- **Provided material**:
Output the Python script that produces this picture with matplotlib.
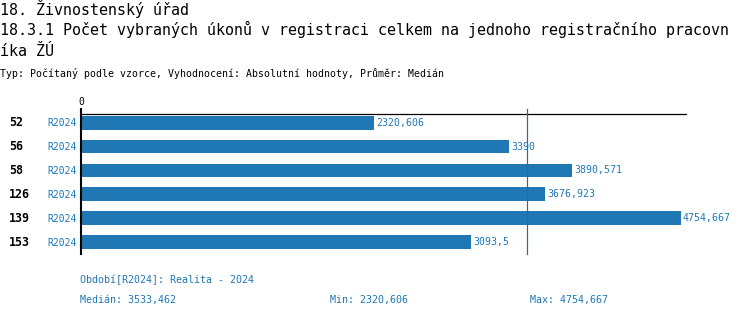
import matplotlib
matplotlib.use("Agg")
import matplotlib.pyplot as plt

categories = ["52", "56", "58", "126", "139", "153"]
period_labels = ["R2024"] * 6
values = [2320.606, 3390, 3890.571, 3676.923, 4754.667, 3093.5]
value_labels = ["2320,606", "3390", "3890,571", "3676,923", "4754,667", "3093,5"]
median = 3533.462
median_label = "3533,462"
min_label = "2320,606"
max_label = "4754,667"

title1 = "18. Živnostenský úřad"
title2 = "18.3.1 Počet vybraných úkonů v registraci celkem na jednoho registračního pracovn"
title3 = "íka ŽÚ"
subtitle = "Typ: Počítaný podle vzorce, Vyhodnocení: Absolutní hodnoty, Průměr: Medián"
period_text = "Období[R2024]: Realita - 2024"

W, H = 750, 318
BLUE = "#1f77b4"
MONO = "DejaVu Sans Mono"

fig = plt.figure(figsize=(W / 100, H / 100), dpi=100)

def px(x, y):
    return x / W, 1 - y / H

ax_left, ax_right, ax_top, ax_bot = 81, 686, 114, 254
ax = fig.add_axes([ax_left / W, 1 - ax_bot / H, (ax_right - ax_left) / W, (ax_bot - ax_top) / H])

pos = list(range(len(categories)))
ax.barh(pos, values, height=0.58, color=BLUE, zorder=2)
ax.set_xlim(0, 4795)
ax.set_ylim(5.49, -0.36)

for s in ["right", "bottom"]:
    ax.spines[s].set_visible(False)
ax.spines["top"].set_linewidth(0.9)
ax.spines["left"].set_linewidth(1.5)
ax.spines["top"].set_color("black")
ax.spines["left"].set_color("black")

ax.set_yticks([])
ax.xaxis.tick_top()
ax.set_xticks([0])
ax.set_xticklabels(["0"], fontsize=7, family=MONO)
ax.tick_params(axis="x", direction="out", length=4.3, width=1.5, pad=0.5, color="black")

# median line
ax.axvline(median, ymin=0, ymax=1 + 5 / 140, color="#2a6aa0", lw=0.9, clip_on=False, zorder=3)

for i, (v, lab) in enumerate(zip(values, value_labels)):
    ax.annotate(lab, (v, i), xytext=(1.5, 0), textcoords="offset points",
                va="center", ha="left", fontsize=7.1, color=BLUE, family=MONO)

for i, (c, p) in enumerate(zip(categories, period_labels)):
    y = 122.7 + 24 * i
    fig.text(*px(9, y), c, fontsize=8.4, fontweight="bold", family=MONO, va="center", ha="left")
    fig.text(*px(77, y), p, fontsize=7, family=MONO, color=BLUE, va="center", ha="right")

fig.text(*px(0, 15.5), title1, fontsize=10.85, family=MONO, va="baseline", ha="left")
fig.text(*px(0, 35.5), title2, fontsize=10.85, family=MONO, va="baseline", ha="left")
fig.text(*px(0, 55.5), title3, fontsize=10.85, family=MONO, va="baseline", ha="left")
fig.text(*px(0, 77), subtitle, fontsize=7.15, family=MONO, va="baseline", ha="left")

fig.text(*px(80, 280), period_text, fontsize=7.2, family=MONO, color=BLUE, va="center", ha="left")
fig.text(*px(80, 300), "Medián: " + median_label, fontsize=7.2, family=MONO, color=BLUE, va="center", ha="left")
fig.text(*px(330, 300), "Min: " + min_label, fontsize=7.2, family=MONO, color=BLUE, va="center", ha="left")
fig.text(*px(530, 300), "Max: " + max_label, fontsize=7.2, family=MONO, color=BLUE, va="center", ha="left")

fig.savefig("out.png", dpi=100)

- **Exercise prompt**:
Copy the material exactly. Do not include the pictures.

- **Answer to this problem**:
Output the Python script that produces this picture with matplotlib.
import matplotlib
matplotlib.use("Agg")
import matplotlib.pyplot as plt

categories = ["52", "56", "58", "126", "139", "153"]
period_labels = ["R2024"] * 6
values = [2320.606, 3390, 3890.571, 3676.923, 4754.667, 3093.5]
value_labels = ["2320,606", "3390", "3890,571", "3676,923", "4754,667", "3093,5"]
median = 3533.462
median_label = "3533,462"
min_label = "2320,606"
max_label = "4754,667"

title1 = "18. Živnostenský úřad"
title2 = "18.3.1 Počet vybraných úkonů v registraci celkem na jednoho registračního pracovn"
title3 = "íka ŽÚ"
subtitle = "Typ: Počítaný podle vzorce, Vyhodnocení: Absolutní hodnoty, Průměr: Medián"
period_text = "Období[R2024]: Realita - 2024"

W, H = 750, 318
BLUE = "#1f77b4"
MONO = "DejaVu Sans Mono"

fig = plt.figure(figsize=(W / 100, H / 100), dpi=100)

def px(x, y):
    return x / W, 1 - y / H

ax_left, ax_right, ax_top, ax_bot = 81, 686, 114, 254
ax = fig.add_axes([ax_left / W, 1 - ax_bot / H, (ax_right - ax_left) / W, (ax_bot - ax_top) / H])

pos = list(range(len(categories)))
ax.barh(pos, values, height=0.58, color=BLUE, zorder=2)
ax.set_xlim(0, 4795)
ax.set_ylim(5.49, -0.36)

for s in ["right", "bottom"]:
    ax.spines[s].set_visible(False)
ax.spines["top"].set_linewidth(0.9)
ax.spines["left"].set_linewidth(1.5)
ax.spines["top"].set_color("black")
ax.spines["left"].set_color("black")

ax.set_yticks([])
ax.xaxis.tick_top()
ax.set_xticks([0])
ax.set_xticklabels(["0"], fontsize=7, family=MONO)
ax.tick_params(axis="x", direction="out", length=4.3, width=1.5, pad=0.5, color="black")

# median line
ax.axvline(median, ymin=0, ymax=1 + 5 / 140, color="#2a6aa0", lw=0.9, clip_on=False, zorder=3)

for i, (v, lab) in enumerate(zip(values, value_labels)):
    ax.annotate(lab, (v, i), xytext=(1.5, 0), textcoords="offset points",
                va="center", ha="left", fontsize=7.1, color=BLUE, family=MONO)

for i, (c, p) in enumerate(zip(categories, period_labels)):
    y = 122.7 + 24 * i
    fig.text(*px(9, y), c, fontsize=8.4, fontweight="bold", family=MONO, va="center", ha="left")
    fig.text(*px(77, y), p, fontsize=7, family=MONO, color=BLUE, va="center", ha="right")

fig.text(*px(0, 15.5), title1, fontsize=10.85, family=MONO, va="baseline", ha="left")
fig.text(*px(0, 35.5), title2, fontsize=10.85, family=MONO, va="baseline", ha="left")
fig.text(*px(0, 55.5), title3, fontsize=10.85, family=MONO, va="baseline", ha="left")
fig.text(*px(0, 77), subtitle, fontsize=7.15, family=MONO, va="baseline", ha="left")

fig.text(*px(80, 280), period_text, fontsize=7.2, family=MONO, color=BLUE, va="center", ha="left")
fig.text(*px(80, 300), "Medián: " + median_label, fontsize=7.2, family=MONO, color=BLUE, va="center", ha="left")
fig.text(*px(330, 300), "Min: " + min_label, fontsize=7.2, family=MONO, color=BLUE, va="center", ha="left")
fig.text(*px(530, 300), "Max: " + max_label, fontsize=7.2, family=MONO, color=BLUE, va="center", ha="left")

fig.savefig("out.png", dpi=100)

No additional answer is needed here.